"Mascotas y zombis", Sergi Pàmies

No hay mejor proveedor de contenidos televisivos que la actualidad. Inventar la retransmisión del cónclave sería demasiado caro y arriesgado. La audiencia no estaría dispuesta a soportar días y horas de cháchara experta o aludes de anécdotas de discutible calidad con el paupérrimo soporte visual del primer plano de una chimenea que, en función de un juego de nominaciones, acaba escupiendo humo blanco o humo negro. La credibilidad de la liturgia católica y la excepcionalidad del acontecimiento, no obstante, son el imán que atrae todas las cadenas, dispuestas a esperar a que, finalmente, la fumata sea blanca y el nuevo pontífice salga al balcón. En determinados momentos, tanta unanimidad propicia una comparación irreverente pero inevitable: detectar paralelismos entre la incertidumbre del cónclave y la estructura de eliminatoria de un reality de confinamiento o de competición como el extenuante y reiterativo Mira quién salta (Telecinco).

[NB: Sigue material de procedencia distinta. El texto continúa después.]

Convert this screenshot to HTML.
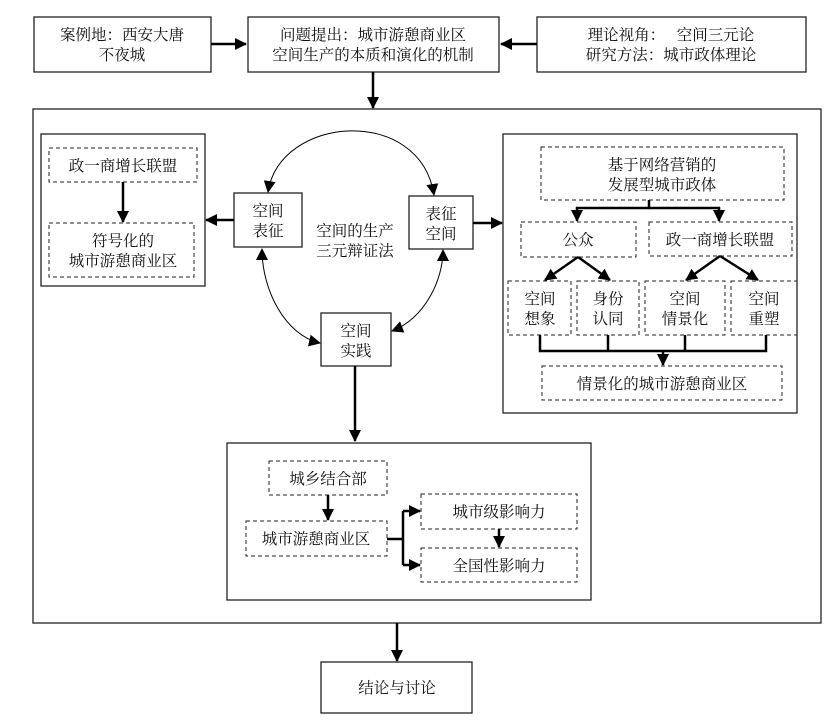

En realidad, el proceso es el inverso. Es probable que sean los realities los que imiten la intriga y la espectacularidad conspirativa de las religiones (¿es una herejía imaginar que, en un futuro no muy lejano, las religiones tengan que explotar televisivamente el atractivo y el secretismo de sus deliberaciones para obtener ingresos atípicos?). Estrenado con la idea de competir con Splash, famosos al agua (Antena 3), Mira quién salta exprime emociones idénticas y situaciones muy parecidas. La curiosidad cotilla y la lujuria de sofá de ver a según qué personajes vagamente populares en traje de baño movilizan. Tanto como el morbo producido por la inminencia de un posible accidente (balance del primer día: una perforación de tímpano de Piero y una taquicardia de Dani) o, mejor aún, de un trágico accidente como esas caídas de motoristas que tanta audiencia consiguen en los informativos.

Pero, para justificar estos sentimientos relativamente confesables, se ha instaurado una coartada que podríamos bautizar con el neologismo de mascotismo. La idea consiste en encontrar concursantes extravagantes, impermeables al sentido del ridículo, que asuman con humor el papel de pimpampum. En el programa de Antena 3, Falete se ha apropiado con gran astucia de este papel (la prueba: en el mundillo televisivo se habla de faletazo para definir la reacción eréctil de los audímetros cuando salta Falete) y en el concurso de Telecinco es Fortu el que se ofrece como ejemplo de mascota humana tatuada, expresiva, motiva y peluda.

Entre la fiebre de las piscinas y los humos del Vaticano, el futuro sigue siendo como el que anuncia la gran canción de Sanjosex: incierto. Y la ficción televisiva tampoco ayuda a mejorar las cosas. Estreno de la tercera temporada de The walking dead (La Sexta). El argumento no ha evolucionado: los humanos armados siguen huyendo de cientos de zombis a los que tienen que ir matando para sobrevivir. Parece mentira que un guión tan limitado y reiterativo enganche tanto. Habrá que atribuirlo a las tramas paralelas y a ideas filosóficamente perversas, como que el único refugio que encuentran los supervivientes –sudados, tensos, dramáticos– sea una cárcel. Para que el apocalipsis zombi no resulte tan siniestro, queda la esperanza de una mujer embarazada, pero lo que mantiene la estupefacción del espectador no son los buenos sentimientos sino las asquerosas escenas de persecución, con amputaciones, decapitaciones y ríos de sangre a granel.